CanaDAM 2021 En ligne, 25 - 28 mai 2021 canadam.math.ca/2021f
 english accueil réunion accueil canadam

Structures in Graphs
[PDF]

ALEXANDRE BLANCHÉ, LaBRI, Université de Bordeaux
Gallai's path decomposition conjecture for planar graphs  [PDF]

In 1968, Gallai conjectured that the edges of any connected graph with $n$ vertices can be partitioned into $\lceil \frac{n}{2} \rceil$ paths. Although this conjecture has been tackled and partially solved over the years, such as for graphs of maximum degree $5$ (Bonamy, Perrett, 2016), it is still open as of today. We prove that the conjecture is true for every planar graph. More precisely, we show that every connected planar graph except $K_3$ and $K_5^-$ ($K_5$ minus one edge) can be decomposed into $\lfloor \frac{n}{2} \rfloor$ paths. (Joint work with Marthe Bonamy and Nicolas Bonichon)

CARL FEGHALI, Charles University
Decomposing a triangle-free planar graph into a forest and a subcubic forest  [PDF]

We strengthen a result of Dross, Montassier and Pinlou (2017) that the vertex set of every triangle-free planar graph can be decomposed into a set that induces a forest and a set that induces a forest with maximum degree at most $5$, showing that $5$ can be replaced by $3$. This is joint work with Robert \v{S}\'amal.

ROBERT HICKINGBOTHAM, Monash University
Stack-number is not bounded by queue-number  [PDF]

Stacks and queues are fundamental data structures in computer science, but which is more powerful? In 1992, Heath, Leighton and Rosenberg formulated an approach to answer this question by introducing the graph parameters stack-number and queue-number to respectively measure the power of stacks and queues for representing graphs. Stacks would be considered more powerful than queues if every class of graphs with bounded queue-number has bounded stack-number and the converse does not hold (and vice versa). Despite extensive research on these parameters for various graph classes, this question has remained unsolved. In this talk, I will present a family of graphs that have queue-number at most 4 but unbounded stack-number. This demonstrates that stacks are not more powerful than queues in representing graphs. It remains open whether queues are more powerful than stacks. This talk is based on joint work with Vida Dujmović, David Eppstein, Pat Morin and David Wood.

TOMÁŠ KAISER, University of West Bohemia
Edge-critical subgraphs of Schrijver graphs  [PDF]

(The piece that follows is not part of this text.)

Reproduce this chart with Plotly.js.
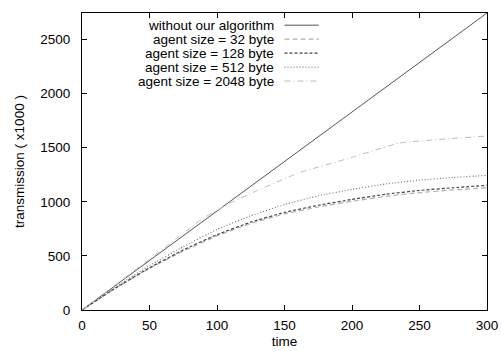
<!DOCTYPE html>
<html>
<head>
<meta charset="utf-8">
<script src="https://cdn.plot.ly/plotly-3.0.1.min.js"></script>
<style>html,body{margin:0;padding:0;background:#fff;}#chart{width:502px;height:351px;}</style>
</head>
<body>
<div id="chart"></div>
<script>
// ---- data ----
const timeLinear = [0, 25, 50, 75, 100, 125, 150, 175, 200, 225, 250, 275, 300];
const withoutAlgorithm = [0, 229, 458, 686, 915, 1144, 1373, 1601, 1830, 2059, 2288, 2516, 2745];

const timeCurve = [0, 25, 50, 75, 100, 125, 150, 175, 200, 225, 250, 275, 300];
const agent32 =  [0, 203, 385, 545, 685, 800, 888, 952, 1005, 1050, 1085, 1110, 1130];
const agent128 = [0, 205, 390, 555, 697, 812, 902, 968, 1022, 1070, 1105, 1130, 1152];
const agent512 = [0, 215, 410, 585, 745, 870, 975, 1055, 1115, 1165, 1200, 1225, 1244];

const time2048 = [0, 50, 90, 110, 130, 160, 200, 235, 300];
const agent2048 = [0, 470, 850, 990, 1105, 1265, 1410, 1543, 1608];

const seriesNames = ["without our algorithm", "agent size = 32 byte", "agent size = 128 byte",
                     "agent size = 512 byte", "agent size = 2048 byte"];

// ---- styles ----
const styles = [
  {color: "#555555", dash: "solid", width: 1},
  {color: "#b0b0b0", dash: "5px,3px", width: 1.2},
  {color: "#444444", dash: "3px,2px", width: 1.2},
  {color: "#777777", dash: "1px,2px", width: 1.2},
  {color: "#bdbdbd", dash: "6px,3px,1px,3px", width: 1}
];
const xs = [timeLinear, timeCurve, timeCurve, timeCurve, time2048];
const ys = [withoutAlgorithm, agent32, agent128, agent512, agent2048];

const traces = seriesNames.map((n, i) => ({
  x: xs[i], y: ys[i], name: n, mode: "lines", type: "scatter",
  line: {color: styles[i].color, dash: styles[i].dash, width: styles[i].width, shape: "spline", smoothing: 0.3},
  showlegend: false, hoverinfo: "skip"
}));
traces[0].line.shape = "linear";

// custom gnuplot-style legend (text right, sample to the right)
const legendY = [0.959, 0.912, 0.865, 0.818, 0.771];
const textFont = {family: "Liberation Sans, Arial, sans-serif", size: 13.5, color: "#000"};
const annotations = seriesNames.map((n, i) => ({
  xref: "paper", yref: "paper", x: 0.478, y: legendY[i],
  xanchor: "right", yanchor: "middle", text: n, showarrow: false,
  font: textFont
}));
const shapes = seriesNames.map((n, i) => ({
  type: "line", xref: "paper", yref: "paper",
  x0: 0.50, x1: 0.585, y0: legendY[i], y1: legendY[i],
  line: {color: styles[i].color, dash: styles[i].dash, width: styles[i].width}
}));

const layout = {
  width: 502, height: 351,
  margin: {l: 82, r: 15, t: 13, b: 41, pad: 0},
  paper_bgcolor: "#fff", plot_bgcolor: "#fff",
  font: textFont,
  showlegend: false,
  xaxis: {
    range: [0, 300], tickvals: [0, 50, 100, 150, 200, 250, 300],
    ticks: "inside", ticklen: 5, tickcolor: "#000", tickwidth: 1,
    showline: true, linecolor: "#000", linewidth: 1, mirror: "ticks",
    showgrid: false, zeroline: false, tickfont: textFont, ticklabelstandoff: 3,
    title: {text: "time", font: textFont, standoff: 4}
  },
  yaxis: {
    range: [0, 2745], tickvals: [0, 500, 1000, 1500, 2000, 2500],
    ticks: "inside", ticklen: 5, tickcolor: "#000", tickwidth: 1,
    showline: true, linecolor: "#000", linewidth: 1, mirror: "ticks",
    showgrid: false, zeroline: false, tickfont: textFont, ticklabelstandoff: 8,
    title: {text: "transmission ( x1000 )", font: textFont, standoff: 12}
  },
  annotations: annotations,
  shapes: shapes
};

Plotly.newPlot("chart", traces, layout, {staticPlot: true, displayModeBar: false});
</script>
</body>
</html>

For $k\geq 1$ and $n\geq 2k$, the Kneser graph $\mathrm{KG}(n,k)$ has all $k$-element subsets of an $n$-element set as its vertices, with edges joining disjoint subsets. Lovász (1978) proved that the chromatic number of $\mathrm{KG}(n,k)$ is $n-2k+2$. Schrijver (1978) described a subgraph of this graph, now called the Schrijver graph $\mathrm{SG}(n,k)$, with the same chromatic number and the property of being vertex-critical (which means that the chromatic number decreases if any vertex is deleted).

We take the next step in this direction and give an explicit combinatorial description of an edge-critical spanning subgraph of $\mathrm{SG}(n,k)$, for all values of $n,k$ as above, with chromatic number $n-2k+2$. Here, a graph is edge-critical if the deletion of any edge decreases the chromatic number. Joint work with Matěj Stehlík.